-- begin --

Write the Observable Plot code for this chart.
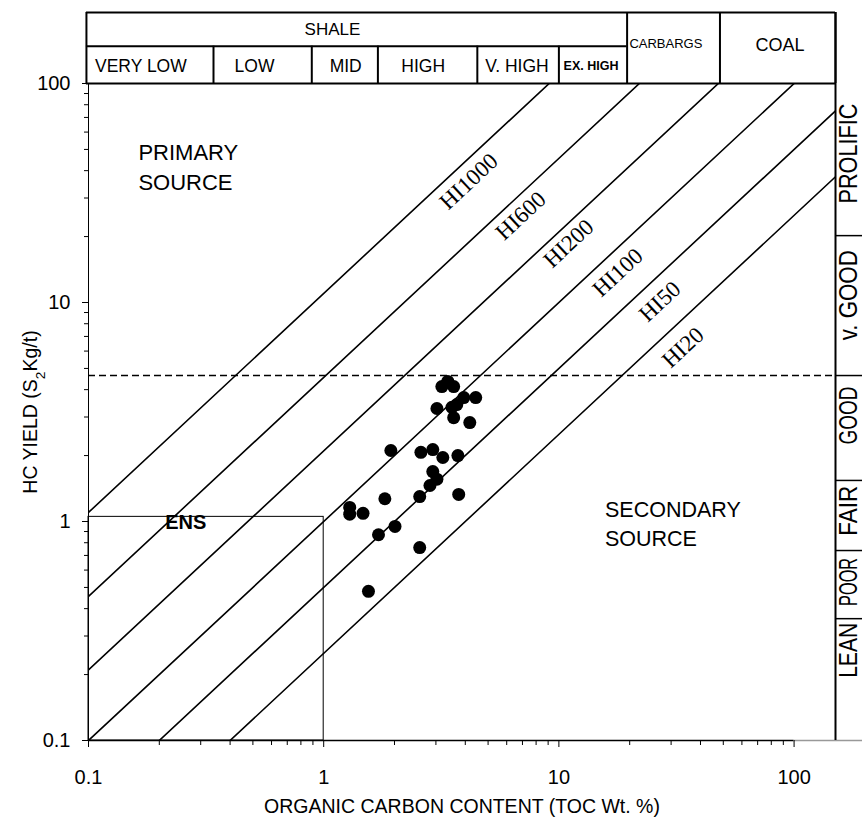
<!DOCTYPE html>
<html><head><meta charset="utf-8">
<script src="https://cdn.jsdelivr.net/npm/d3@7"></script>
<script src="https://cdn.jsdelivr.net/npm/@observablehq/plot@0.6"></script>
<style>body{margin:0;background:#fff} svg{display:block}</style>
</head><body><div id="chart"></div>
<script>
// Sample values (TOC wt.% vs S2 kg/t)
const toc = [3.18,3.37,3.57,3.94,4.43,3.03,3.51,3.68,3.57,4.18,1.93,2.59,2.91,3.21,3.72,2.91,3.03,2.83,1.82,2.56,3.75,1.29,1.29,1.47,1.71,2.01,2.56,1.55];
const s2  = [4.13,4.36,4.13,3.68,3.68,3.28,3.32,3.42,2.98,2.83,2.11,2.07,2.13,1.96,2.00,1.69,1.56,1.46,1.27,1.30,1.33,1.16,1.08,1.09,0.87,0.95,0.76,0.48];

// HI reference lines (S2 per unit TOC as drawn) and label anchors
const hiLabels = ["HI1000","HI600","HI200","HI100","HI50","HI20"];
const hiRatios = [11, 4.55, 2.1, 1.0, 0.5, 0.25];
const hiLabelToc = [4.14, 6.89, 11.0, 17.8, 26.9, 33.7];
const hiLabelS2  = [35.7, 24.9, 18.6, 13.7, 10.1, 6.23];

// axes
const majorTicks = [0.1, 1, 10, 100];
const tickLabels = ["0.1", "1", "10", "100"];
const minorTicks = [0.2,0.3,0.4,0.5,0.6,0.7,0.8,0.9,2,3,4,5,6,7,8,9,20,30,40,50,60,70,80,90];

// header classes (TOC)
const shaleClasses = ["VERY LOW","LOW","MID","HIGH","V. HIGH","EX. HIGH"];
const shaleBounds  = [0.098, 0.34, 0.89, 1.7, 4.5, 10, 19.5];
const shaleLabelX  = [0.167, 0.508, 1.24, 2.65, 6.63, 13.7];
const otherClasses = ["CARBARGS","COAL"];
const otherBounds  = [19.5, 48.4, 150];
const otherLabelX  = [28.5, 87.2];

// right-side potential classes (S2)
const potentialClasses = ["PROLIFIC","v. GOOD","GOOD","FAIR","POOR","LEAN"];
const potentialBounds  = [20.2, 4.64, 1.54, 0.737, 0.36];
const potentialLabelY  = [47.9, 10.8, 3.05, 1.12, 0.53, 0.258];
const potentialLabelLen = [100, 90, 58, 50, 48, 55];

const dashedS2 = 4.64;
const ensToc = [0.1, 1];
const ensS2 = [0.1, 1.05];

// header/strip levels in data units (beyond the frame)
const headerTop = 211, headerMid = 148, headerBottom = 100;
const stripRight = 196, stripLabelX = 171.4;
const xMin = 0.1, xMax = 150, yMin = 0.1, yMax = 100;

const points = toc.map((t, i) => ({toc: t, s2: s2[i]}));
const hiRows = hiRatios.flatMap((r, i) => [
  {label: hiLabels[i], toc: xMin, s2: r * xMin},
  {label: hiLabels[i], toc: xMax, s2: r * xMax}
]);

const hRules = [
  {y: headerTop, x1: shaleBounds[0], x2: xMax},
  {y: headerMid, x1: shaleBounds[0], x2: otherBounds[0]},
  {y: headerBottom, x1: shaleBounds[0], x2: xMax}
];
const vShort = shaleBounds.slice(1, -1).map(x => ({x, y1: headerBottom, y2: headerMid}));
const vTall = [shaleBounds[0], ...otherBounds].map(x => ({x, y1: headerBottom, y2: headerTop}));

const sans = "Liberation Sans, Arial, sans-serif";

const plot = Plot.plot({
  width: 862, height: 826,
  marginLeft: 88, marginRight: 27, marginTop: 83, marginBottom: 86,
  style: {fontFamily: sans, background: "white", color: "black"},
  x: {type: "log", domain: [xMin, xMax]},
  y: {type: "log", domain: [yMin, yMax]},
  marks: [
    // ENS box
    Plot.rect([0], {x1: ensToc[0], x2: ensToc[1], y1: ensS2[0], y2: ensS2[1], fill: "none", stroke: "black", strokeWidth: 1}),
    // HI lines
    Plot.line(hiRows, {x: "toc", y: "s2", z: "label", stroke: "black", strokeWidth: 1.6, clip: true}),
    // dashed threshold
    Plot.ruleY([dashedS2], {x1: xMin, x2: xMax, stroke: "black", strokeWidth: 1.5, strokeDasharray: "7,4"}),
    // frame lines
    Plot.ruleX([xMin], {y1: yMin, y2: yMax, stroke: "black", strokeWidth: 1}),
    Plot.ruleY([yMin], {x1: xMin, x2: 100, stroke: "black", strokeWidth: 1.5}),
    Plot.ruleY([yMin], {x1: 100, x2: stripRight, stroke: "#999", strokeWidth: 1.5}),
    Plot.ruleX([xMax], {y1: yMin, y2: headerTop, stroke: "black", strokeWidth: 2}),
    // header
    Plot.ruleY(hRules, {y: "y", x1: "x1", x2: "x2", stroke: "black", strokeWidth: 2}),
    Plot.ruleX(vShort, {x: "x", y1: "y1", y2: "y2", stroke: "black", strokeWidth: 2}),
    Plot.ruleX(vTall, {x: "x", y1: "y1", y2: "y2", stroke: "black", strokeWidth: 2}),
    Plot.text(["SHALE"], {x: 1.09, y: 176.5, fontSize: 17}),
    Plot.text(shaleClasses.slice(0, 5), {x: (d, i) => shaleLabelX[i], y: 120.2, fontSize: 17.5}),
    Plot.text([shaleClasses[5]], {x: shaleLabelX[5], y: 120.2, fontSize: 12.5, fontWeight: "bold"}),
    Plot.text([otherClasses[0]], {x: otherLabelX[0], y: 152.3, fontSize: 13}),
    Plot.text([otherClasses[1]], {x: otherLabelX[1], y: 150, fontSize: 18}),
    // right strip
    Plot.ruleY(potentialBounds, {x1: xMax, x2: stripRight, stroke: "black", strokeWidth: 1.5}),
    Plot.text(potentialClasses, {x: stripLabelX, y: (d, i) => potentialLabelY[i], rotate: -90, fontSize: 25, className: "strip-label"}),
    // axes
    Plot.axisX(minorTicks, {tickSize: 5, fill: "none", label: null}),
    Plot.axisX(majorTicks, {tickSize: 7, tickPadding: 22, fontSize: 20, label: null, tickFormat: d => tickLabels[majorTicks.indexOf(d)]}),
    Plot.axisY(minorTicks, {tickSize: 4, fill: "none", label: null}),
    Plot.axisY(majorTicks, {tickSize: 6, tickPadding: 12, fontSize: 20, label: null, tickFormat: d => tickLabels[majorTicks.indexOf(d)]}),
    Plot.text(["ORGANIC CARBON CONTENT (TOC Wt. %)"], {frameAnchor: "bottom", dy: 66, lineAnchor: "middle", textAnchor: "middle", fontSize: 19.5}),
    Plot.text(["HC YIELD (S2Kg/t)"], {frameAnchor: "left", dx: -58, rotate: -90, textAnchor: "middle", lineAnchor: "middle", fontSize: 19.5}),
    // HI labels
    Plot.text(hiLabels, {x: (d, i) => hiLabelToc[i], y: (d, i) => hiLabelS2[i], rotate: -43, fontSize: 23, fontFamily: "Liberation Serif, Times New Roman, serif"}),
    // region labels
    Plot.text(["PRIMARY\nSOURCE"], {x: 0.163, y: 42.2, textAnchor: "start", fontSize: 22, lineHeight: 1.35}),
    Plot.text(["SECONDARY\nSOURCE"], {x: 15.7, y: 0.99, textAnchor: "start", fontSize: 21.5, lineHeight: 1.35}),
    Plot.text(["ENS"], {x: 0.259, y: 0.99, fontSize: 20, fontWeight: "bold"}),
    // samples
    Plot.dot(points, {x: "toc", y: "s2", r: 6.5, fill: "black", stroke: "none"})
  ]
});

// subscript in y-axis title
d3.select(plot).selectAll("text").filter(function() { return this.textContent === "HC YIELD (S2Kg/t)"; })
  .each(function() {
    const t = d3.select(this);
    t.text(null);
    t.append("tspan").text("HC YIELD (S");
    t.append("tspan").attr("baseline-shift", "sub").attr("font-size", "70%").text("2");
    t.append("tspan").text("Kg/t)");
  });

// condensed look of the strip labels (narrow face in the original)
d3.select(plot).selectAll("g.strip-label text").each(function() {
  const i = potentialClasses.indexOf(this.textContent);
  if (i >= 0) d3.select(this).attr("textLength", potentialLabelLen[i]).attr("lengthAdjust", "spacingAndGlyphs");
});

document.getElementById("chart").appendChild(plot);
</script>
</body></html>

-- end --

◆ What you will do:
Go through the material and copy out every line with "chart" in it.

◆ Solution for this task:
Write the Observable Plot code for this chart.
</head><body><div id="chart"></div>
document.getElementById("chart").appendChild(plot);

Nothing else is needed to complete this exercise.